There’s frustration in his voice when he talks about Seattle, mixed with love:
“I’ve been here most of my life, I’ve paid my dues. I’d hope that Seattle one day claims me as its own. Will I be known as one of my generation’s Northwest Masters? I don’t know, but I’d hope so.”
Sitting in the glow of the canvases, I realize that in almost every work the viewer is at the foot of some higher, larger thing. He has positioned the perspective low, as we crane our necks to see some grand, unfolding thing in the sky above us, far out of reach.
I ask Mihalyo about the symbolism here—are these koans about balance, or about learning to let go?
“Not quite.
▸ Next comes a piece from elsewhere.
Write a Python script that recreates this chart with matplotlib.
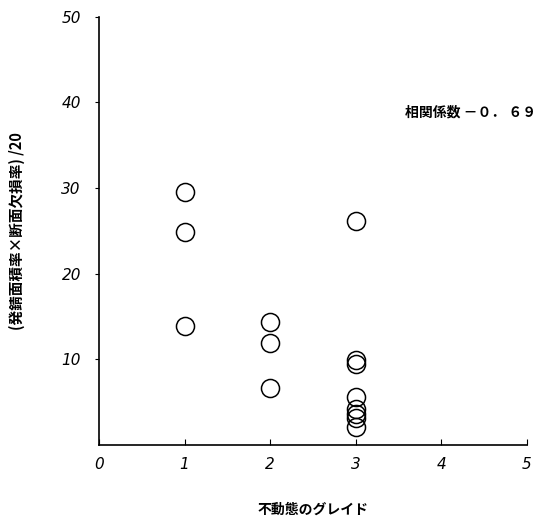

It’s interesting you see them that way.”
The floating motif crept in as the world he’d built crumbled around him: a long divorce and the sudden loss of his wife; the upheaval of moving from a large studio; the disappearance of friends and money.
“I became unmoored. I started to dissolve. I didn’t know who I was and had almost no one to talk to with a similar experience.”
By 2004 he began to reconnect with who he was without his wife, on his own. Those unreachable vistas in the sky began coming a little closer to land, seemed attainable.
The hovering chunks of mortar and stone are empty, worn, and solitary– a testament to the place where Mihalyo once found himself. But though they are empty they are certainly habitable; though they are worn they are restorable; and while they are alone in the air, there are always figures in the scene who are yearning towards them.
So, perhaps they are also indicative of what Mihalyo sees for his future.
Jeff Mihalyo’s works will next be seen at AXIS Gallery in May 2015.